One wealthy former pirate told Reuters that the stock exchange had won local support by making piracy into a "community activity," which may underscore the root of the problem for nations seeking to battle piracy as a symptom.
Investing in piracy might evoke moral outrage similar to that which plagued early prediction markets. DARPA attempted to set up a prediction market in 2003 for intelligence experts to bet on certain events taking place, including terrorist attacks and assassinations, but had to shut down the operation after an angry Congress slammed it as a "sick" terrorism futures market.
Still, there's a big difference between using a relatively closed prediction market to bet on certain outcomes for intelligence-gathering purposes, and investing directly in a group responsible for carrying out illegal activities such as piracy. And if a prediction market bets on more optimistic things, such as PopSci's PPX, the moral element becomes a non-issue.
As for the pirate stock exchange, it seems like just another natural step for Somali communities that increasingly depend on illegal activities for economic subsistence. Somali pirates put a percentage of their ransom money back into their communities to pay for hospitals and public schools. Reuters quotes a woman who contributed a rocket-propelled grenade to one group of pirates and eagerly anticipates the dividends.
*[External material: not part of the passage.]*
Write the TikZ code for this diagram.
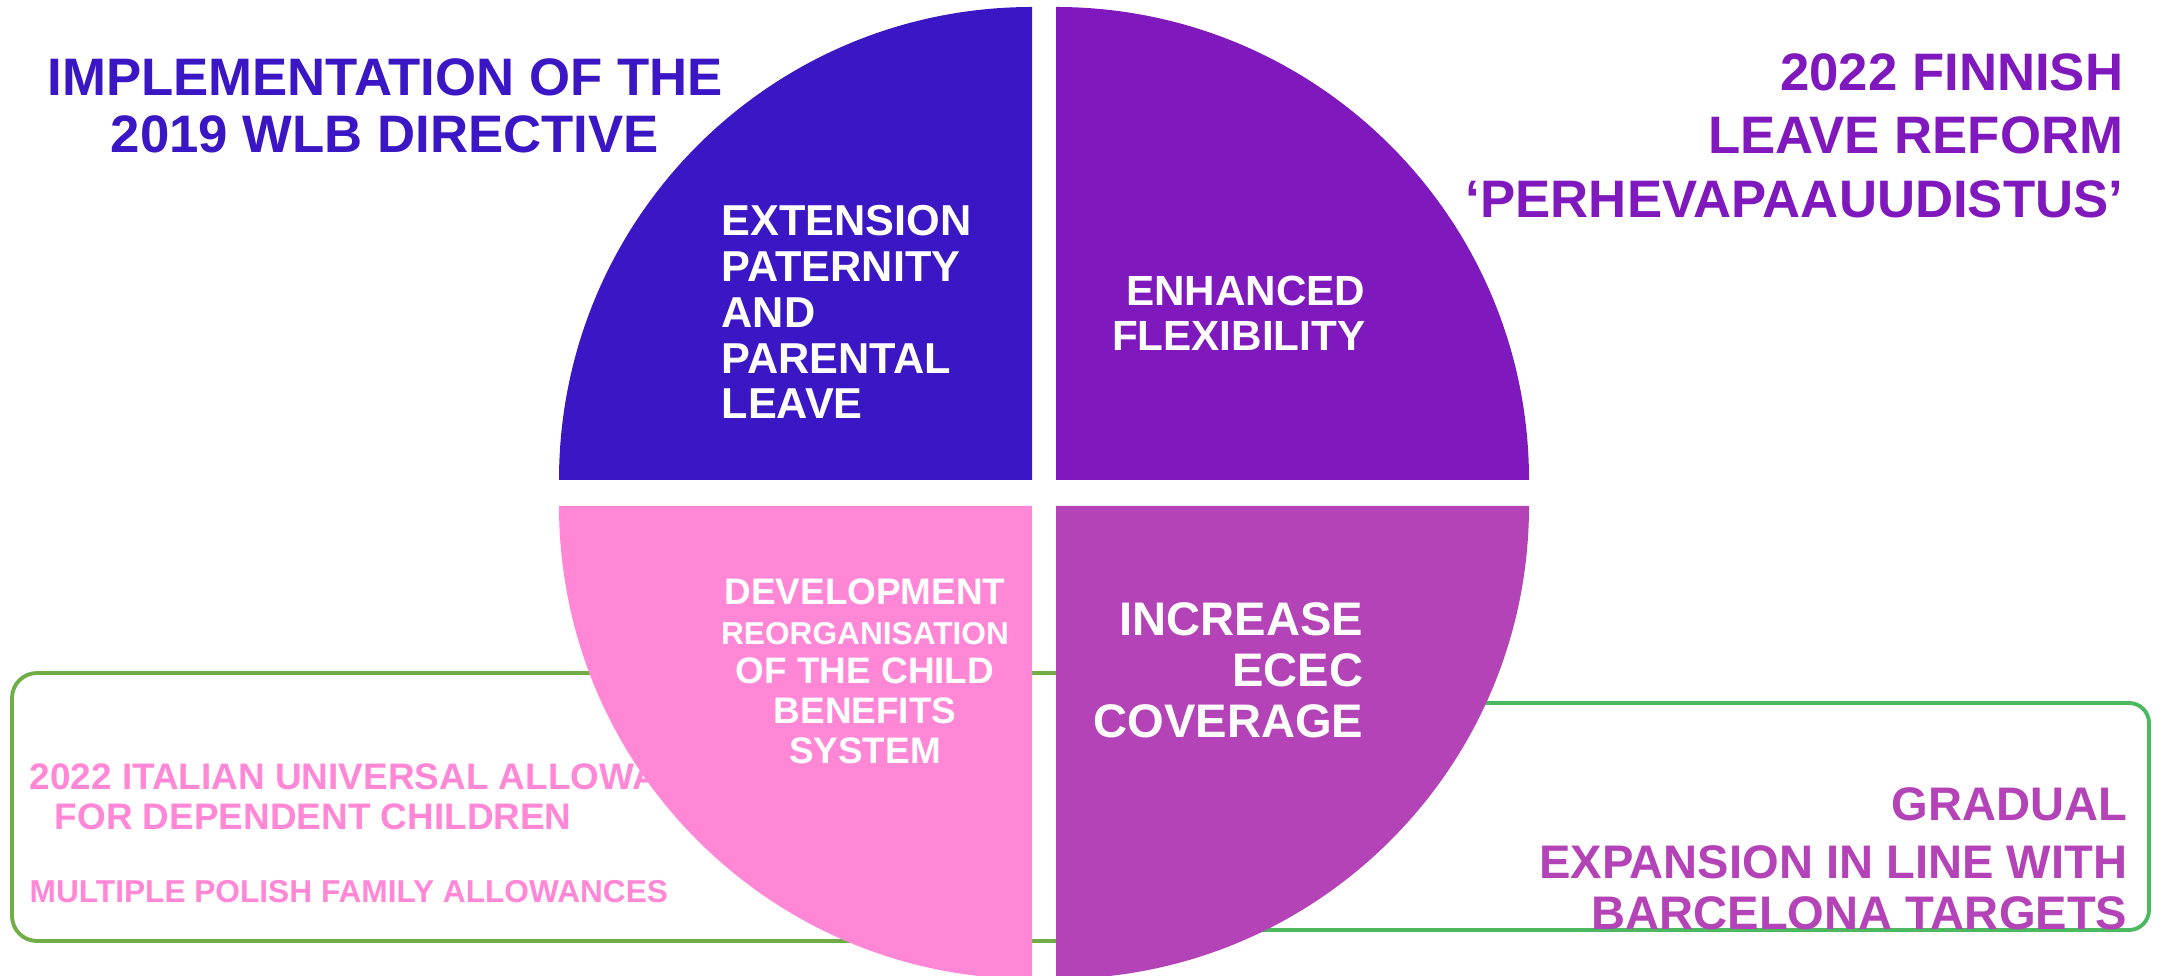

This suggests that all the high-powered Navy weapons or non-lethal gadgets in the world won't solve that problem -- much as we love our anti-pirate gadgets:
One American's pirate is a Somali's respectable businessman ....
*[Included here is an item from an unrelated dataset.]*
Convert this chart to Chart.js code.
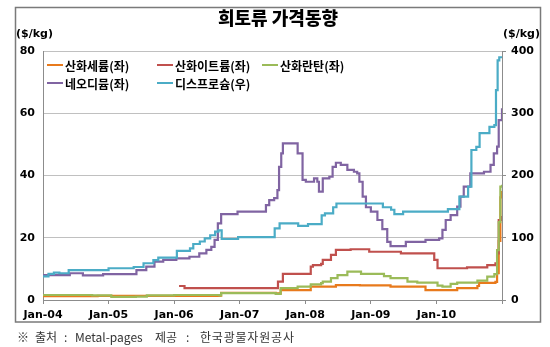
<!DOCTYPE html>
<html>
<head>
<meta charset="utf-8">
<script src="https://cdn.jsdelivr.net/npm/chart.js@4.4.0/dist/chart.umd.min.js"></script>
<style>
  body { margin: 0; background: #fff; }
  #wrap { width: 550px; height: 347px; }
</style>
</head>
<body>
<div id="wrap"><canvas id="chart" width="550" height="347"></canvas></div>
<script>
// rare earth prices, months counted from Jan 2004
const tickLabels = ['Jan-04', 'Jan-05', 'Jan-06', 'Jan-07', 'Jan-08', 'Jan-09', 'Jan-10'];
const seriesNames = ['산화세륨(좌)', '산화이트륨(좌)', '산화란탄(좌)', '네오디뮴(좌)', '디스프로슘(우)'];
const seriesColors = ['#E87A1C', '#C0504D', '#9BBB59', '#8064A2', '#4BACC6'];

// cerium oxide ($/kg, left)
const ceMonths = [0, 10, 25, 32.3, 32.6, 42.6, 43.5, 49, 53.6, 58, 63.6, 69.5, 70, 75.8, 79.5, 79.8, 82.8, 83.1, 83.4, 83.7, 84];
const cePrice  = [1.2, 1.3, 1.3, 1.4, 2.3, 2.1, 3.2, 4.3, 4.8, 4.7, 4.3, 4.3, 3.2, 3.8, 4.5, 5.5, 5.8, 8.6, 19, 33, 35];

// yttrium oxide ($/kg, left)
const yMonths = [24.9, 25.9, 42.6, 43, 43.9, 48.7, 49, 49.4, 50.9, 51.2, 52.7, 53.6, 56.3, 59.7, 65.5, 71.3, 71.6, 72.2, 77.6, 81.3, 82.8, 83.1, 83.4, 84];
const yPrice  = [4.5, 3.8, 3.8, 5.9, 8.4, 8.4, 10.7, 11.2, 11.6, 12.9, 14.5, 16.1, 16.3, 15.5, 15, 15, 12.9, 10.2, 10.5, 11.2, 11.8, 15, 25.7, 27];

// lanthanum oxide ($/kg, left)
const laMonths = [0, 9, 12.5, 17, 19, 24, 32.3, 32.6, 42.6, 43.5, 46.6, 49, 50.9, 51.2, 52.7, 53.9, 55.7, 58.2, 60.6, 62.4, 63.6, 66.7, 68.5, 72.2, 73.1, 74.6, 75.8, 79.5, 81.3, 82.6, 83.1, 83.4, 83.7, 84];
const laPrice  = [1.6, 1.5, 1.0, 1.1, 1.5, 1.6, 1.5, 2.2, 2.0, 3.8, 4.3, 5, 5.4, 5.9, 7, 8, 9.1, 8.4, 8.4, 7.7, 7, 5.9, 5.6, 4.6, 4.3, 5.2, 5.6, 6.2, 7.5, 8.3, 16, 25, 36.4, 37];

// neodymium ($/kg, left)
const ndMonths = [0, 4.9, 7.3, 11, 17.1, 18.9, 20.4, 22, 24.4, 26.8, 28.6, 29.9, 30.8, 31.4, 32, 32.6, 35.6, 40.8, 41.4, 42.3, 42.9, 43.2, 43.6, 43.9, 46.6, 47.5, 48.1, 49.6, 50.2, 50.5, 51.2, 52.4, 53, 53.6, 54.5, 55.7, 56.9, 57.5, 57.9, 58.5, 59.1, 60, 61.2, 62.1, 63, 63.6, 66.4, 70, 72.5, 73.1, 73.7, 74.6, 75.8, 76.4, 77, 78.2, 80.7, 81.9, 82.5, 83.1, 83.4, 84];
const ndPrice  = [8, 8.6, 7.9, 8.3, 9.6, 10.7, 12.3, 12.9, 13.4, 13.9, 15, 16.1, 17.1, 19.3, 24.6, 27.6, 28.4, 30.5, 32.1, 32.7, 35.3, 42.8, 47.1, 50.3, 47.1, 38.6, 38, 39.1, 38, 34.8, 39.1, 39.6, 42.8, 44.1, 43.4, 41.8, 41.2, 40.7, 38, 33.2, 29.8, 28.4, 25.7, 22.8, 18.7, 17.3, 18.7, 19.3, 19.8, 22.5, 25.7, 27.3, 30, 33.2, 36.4, 40.7, 41.2, 43.4, 47.1, 49.3, 57.8, 61.6];

// dysprosium ($/kg, right)
const dyMonths = [0, 1, 2, 3, 4.7, 12, 16.6, 18.4, 20.2, 21.1, 24.5, 26.9, 27.5, 28.7, 29.6, 30.6, 31.5, 32.1, 32.7, 35.7, 42.4, 43.3, 46.7, 48.5, 51, 51.6, 53.1, 53.7, 62.2, 63.7, 64.3, 65.9, 74.1, 76.2, 77.8, 78.4, 79.3, 79.9, 81.7, 82.6, 82.9, 83.2, 83.5, 84];
const dyPrice  = [38, 42, 44, 43, 48, 51, 53, 59, 64, 68, 79, 83, 90, 94, 99, 104, 110, 112, 98, 101, 115, 123, 119, 122, 136, 139, 149, 155, 149, 145, 138, 142, 146, 166, 182, 241, 246, 268, 278, 281, 337, 385, 390, 390];

function pts(xs, ys) {
  return xs.map((x, i) => ({ x: x, y: ys[i] }));
}

const lineSets = [
  { months: ceMonths, price: cePrice, axis: 'y', order: 4 },
  { months: yMonths, price: yPrice, axis: 'y', order: 3 },
  { months: laMonths, price: laPrice, axis: 'y', order: 2 },
  { months: ndMonths, price: ndPrice, axis: 'y', order: 1 },
  { months: dyMonths, price: dyPrice, axis: 'y1', order: 0 }
];

const tickFont = { family: 'DejaVu Sans', weight: 'bold', size: 11 };

// frame, title, unit labels, legend and source note
const decorations = {
  id: 'decorations',
  beforeDraw(chart) {
    const ctx = chart.ctx;
    ctx.save();
    ctx.fillStyle = '#fff';
    ctx.fillRect(0, 0, chart.width, chart.height);
    ctx.restore();
  },
  afterDraw(chart) {
    const ctx = chart.ctx;
    ctx.save();
    ctx.strokeStyle = '#7a7a7a';
    ctx.lineWidth = 1.5;
    ctx.strokeRect(15.5, 7.5, 525, 314.5);

    ctx.fillStyle = '#000';
    ctx.textBaseline = 'middle';
    ctx.textAlign = 'center';
    ctx.font = '900 18px "Noto Sans CJK KR"';
    ctx.fillText('희토류 가격동향', 278, 18);

    ctx.font = 'bold 11px "DejaVu Sans"';
    ctx.textAlign = 'left';
    ctx.fillText('($/kg)', 16, 34);
    ctx.textAlign = 'right';
    ctx.fillText('($/kg)', 540, 34);

    // legend in two rows inside the plot
    const slots = [[47, 65], [157, 65], [262, 65], [47, 83], [157, 83]];
    ctx.font = 'bold 12px "Noto Sans CJK KR"';
    ctx.textAlign = 'left';
    chart.data.datasets.forEach((ds, i) => {
      const [lx, ly] = slots[i];
      ctx.strokeStyle = ds.borderColor;
      ctx.lineWidth = 2;
      ctx.beginPath();
      ctx.moveTo(lx, ly);
      ctx.lineTo(lx + 16, ly);
      ctx.stroke();
      ctx.fillStyle = '#000';
      ctx.fillText(ds.label, lx + 18, ly + 1);
    });

    // source note, spaced out word by word
    ctx.font = '12px "Noto Sans CJK KR"';
    ctx.fillStyle = '#333';
    const note = [['※', 17], ['출처', 35], [':', 64], ['Metal-pages', 75], ['제공', 155], [':', 186], ['한국광물자원공사', 200]];
    note.forEach(([t, x]) => {
      if (t === '한국광물자원공사') {
        ctx.letterSpacing = '0.8px';
      }
      ctx.fillText(t, x, 337);
    });
    ctx.restore();
  }
};

new Chart(document.getElementById('chart'), {
  type: 'line',
  data: {
    datasets: lineSets.map((s, i) => ({
      label: seriesNames[i],
      data: pts(s.months, s.price),
      yAxisID: s.axis,
      borderColor: seriesColors[i],
      backgroundColor: seriesColors[i],
      borderWidth: 2.2,
      pointRadius: 0,
      stepped: true,
      fill: false,
      order: s.order
    }))
  },
  options: {
    responsive: false,
    animation: false,
    layout: { padding: { top: 51, left: 0, right: 0, bottom: 0 } },
    plugins: {
      legend: { display: false },
      title: { display: false },
      tooltip: { enabled: false }
    },
    scales: {
      x: {
        type: 'linear',
        min: 0,
        max: 84,
        afterFit(s) { s.height = 47; },
        ticks: {
          stepSize: 12,
          autoSkip: false,
          maxRotation: 0,
          padding: 5,
          color: '#000',
          font: tickFont,
          callback: v => tickLabels[v / 12] || ''
        },
        grid: { drawOnChartArea: false, drawTicks: true, tickLength: 4, color: '#8c8c8c' },
        border: { color: '#8c8c8c' }
      },
      y: {
        position: 'left',
        min: 0,
        max: 80,
        afterFit(s) { s.width = 43; },
        ticks: { stepSize: 20, padding: 8, color: '#000', font: tickFont },
        grid: { color: '#c0c0c0', drawTicks: false },
        border: { color: '#8c8c8c' }
      },
      y1: {
        position: 'right',
        min: 0,
        max: 400,
        afterFit(s) { s.width = 48; },
        ticks: { stepSize: 100, padding: 5, color: '#000', font: tickFont },
        grid: { drawOnChartArea: false, tickLength: 4, color: '#8c8c8c' },
        border: { color: '#8c8c8c' }
      }
    }
  },
  plugins: [decorations]
});
</script>
</body>
</html>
Soooo... how much money can you get back from one of their raids :)
I'm tempted to invest in pirate hunting pleasure cruises.
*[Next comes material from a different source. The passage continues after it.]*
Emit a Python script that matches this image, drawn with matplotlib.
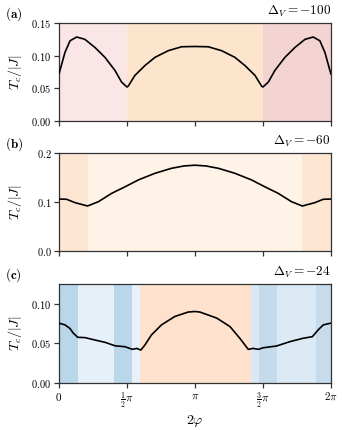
import numpy as np
import matplotlib
matplotlib.use('Agg')
from matplotlib import pyplot as plt

plt.rcParams['mathtext.fontset'] = 'cm'
plt.rcParams['font.family'] = 'serif'
plt.rcParams['font.serif'] = ['DejaVu Serif']

# x positions given in units of pi (2*phi / pi)
xa = [0, 0.02, 0.044, 0.081, 0.13, 0.19, 0.264, 0.338, 0.412, 0.46, 0.492, 0.5,
      0.51, 0.558, 0.632, 0.706, 0.804, 0.902, 1.0, 1.098, 1.196, 1.294, 1.368,
      1.442, 1.49, 1.5, 1.508, 1.54, 1.588, 1.662, 1.736, 1.81, 1.87, 1.919,
      1.956, 1.98, 2.0]
ya = [0.072, 0.087, 0.105, 0.1227, 0.1285, 0.125, 0.1126, 0.0974, 0.0773, 0.0596,
      0.0535, 0.052, 0.0535, 0.0697, 0.0848, 0.0974, 0.1076, 0.1136, 0.114, 0.1136,
      0.1076, 0.0974, 0.0848, 0.0697, 0.0535, 0.052, 0.0535, 0.0596, 0.0773,
      0.0974, 0.1126, 0.125, 0.1285, 0.1227, 0.105, 0.087, 0.072]

xb = [0, 0.056, 0.118, 0.21, 0.29, 0.388, 0.486, 0.584, 0.706, 0.828, 0.92, 1.0,
      1.08, 1.172, 1.294, 1.416, 1.514, 1.612, 1.71, 1.79, 1.882, 1.944, 2.0]
yb = [0.106, 0.1055, 0.0986, 0.0918, 0.1006, 0.1177, 0.131, 0.145, 0.1585, 0.1687,
      0.1735, 0.175, 0.1735, 0.1687, 0.1585, 0.145, 0.131, 0.1177, 0.1006, 0.0918,
      0.0986, 0.1055, 0.106]

xc = [0, 0.044, 0.08, 0.106, 0.138, 0.192, 0.264, 0.338, 0.412, 0.486, 0.54, 0.572,
      0.602, 0.632, 0.68, 0.754, 0.852, 0.95, 1.0, 1.036, 1.16, 1.258, 1.33, 1.392,
      1.428, 1.466, 1.502, 1.6, 1.698, 1.796, 1.864, 1.906, 1.944, 2.0]
yc = [0.0756, 0.0734, 0.069, 0.0628, 0.0577, 0.0573, 0.0543, 0.0514, 0.047, 0.0458,
      0.0425, 0.0437, 0.0416, 0.048, 0.0607, 0.0734, 0.084, 0.0896, 0.0903, 0.0896,
      0.082, 0.0712, 0.0565, 0.0425, 0.0437, 0.0425, 0.0445, 0.0467, 0.0522, 0.0565,
      0.0585, 0.067, 0.0734, 0.0756]

# background phase regions (start, end in units of pi, colour)
bands_a = [(0, 0.5, '#fae6e6'), (0.5, 1.5, '#fde4cc'), (1.5, 2.0, '#f4d3d3')]
bands_b = [(0, 0.21, '#fde6d2'), (0.21, 1.79, '#fef3e6'), (1.79, 2.0, '#fde6d2')]
bands_c = [(0, 0.138, '#b9d6ea'), (0.138, 0.406, '#e6f0f9'), (0.406, 0.534, '#b9d6ea'),
           (0.534, 0.596, '#e8f1fa'), (0.596, 1.412, '#fee2cd'), (1.412, 1.47, '#dbe8f4'),
           (1.47, 1.6, '#c4dbec'), (1.6, 1.89, '#dceaf5'), (1.89, 2.0, '#c6dcec')]

panels = [
    ('a', r'$\Delta_V = -100$', xa, ya, bands_a, 0.15,
     [0, 0.05, 0.10, 0.15], ['$0.00$', '$0.05$', '$0.10$', '$0.15$']),
    ('b', r'$\Delta_V = -60$', xb, yb, bands_b, 0.2,
     [0, 0.1, 0.2], ['$0.0$', '$0.1$', '$0.2$']),
    ('c', r'$\Delta_V = -24$', xc, yc, bands_c, 0.125,
     [0, 0.05, 0.10], ['$0.00$', '$0.05$', '$0.10$']),
]

xticks = [0, 0.5, 1.0, 1.5, 2.0]
xticklabels = ['$0$', r'$\frac{1}{2}\pi$', r'$\pi$', r'$\frac{3}{2}\pi$', r'$2\pi$']

fig = plt.figure(figsize=(3.42, 4.30), dpi=100)
rects = [(0.1725, 0.7186, 0.795, 0.228),
         (0.1725, 0.4163, 0.795, 0.228),
         (0.1725, 0.1093, 0.795, 0.2302)]

for i, (lab, title, xs, ys, bands, ytop, yt, ytl) in enumerate(panels):
    ax = fig.add_axes(rects[i])
    for x0, x1, c in bands:
        ax.axvspan(x0 * np.pi, x1 * np.pi, color=c, lw=0, zorder=0)
    ax.plot(np.array(xs) * np.pi, ys, color='black', lw=1.2, zorder=3)
    ax.set_xlim(0, 2 * np.pi)
    ax.set_ylim(0, ytop)
    ax.set_yticks(yt)
    ax.set_yticklabels(ytl, fontsize=7.5)
    ax.set_xticks(np.array(xticks) * np.pi)
    if i == 2:
        ax.set_xticklabels(xticklabels, fontsize=8)
        ax.set_xlabel(r'$2\varphi$', fontsize=10, labelpad=2)
    else:
        ax.set_xticklabels([])
    ax.set_ylabel(r'$T_c/|J|$', fontsize=10)
    ax.yaxis.set_label_coords(-0.13, 0.5)
    ax.tick_params(direction='out', length=3.5, width=0.9, color='#333333', pad=2)
    for s in ax.spines.values():
        s.set_color('#333333')
        s.set_linewidth(0.9)
    ax.text(1.0, 1.04, title, transform=ax.transAxes, ha='right', va='bottom', fontsize=9.5)
    ax.text(-0.2, 1.0, r'$\mathbf{(%s)}$' % lab, transform=ax.transAxes,
            ha='left', va='bottom', fontsize=9.5)

fig.savefig('out.png', dpi=100)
A heavily armed and armoured small ship made to look like a tempting target crewed by people who pay for a chance to hunt pirates.
I'm sure that a few shipping insurance companies wouldn't mind quietly investing the odd RPG to help out.
This reads like an Onion article. I'm terrified that it isn't.
this has what to do with science?
So do these "maritime companies" provide full disclosure to their investors? Where is their equivalent of the SEC to make sure they aren't using Hollywood accounting methods to continually show a loss to the public while the executives continually earn big bucks? Without some kind of law enforcement system, it seems this will just break down into everyone fighting among themselves for ambiguous profits. And in a place like Somalia, how easy would it be to increase your share of the returns by simply bumping off some of the other investors?
@Jedigeek93 diddo but of course i have been suppling these pirates for years already and am getting quite a nice cut %20
How much is that exactly?
i hope to god that ur joking uncleiroh13
Why not level Haradheere and any other havens that support and aid the pirates.
read enough of these articles and you'd know that is... i hope. lol.
These pirates know it's not long till they are all going to be subject to Reaper drones. And as far as I'm concerned, if Mr. Reaper thinks you are going armed with intent; and then leaves no recoverable evidence after interdiction? For the next couple of years anyway, I got no problem with that. This is getting too big.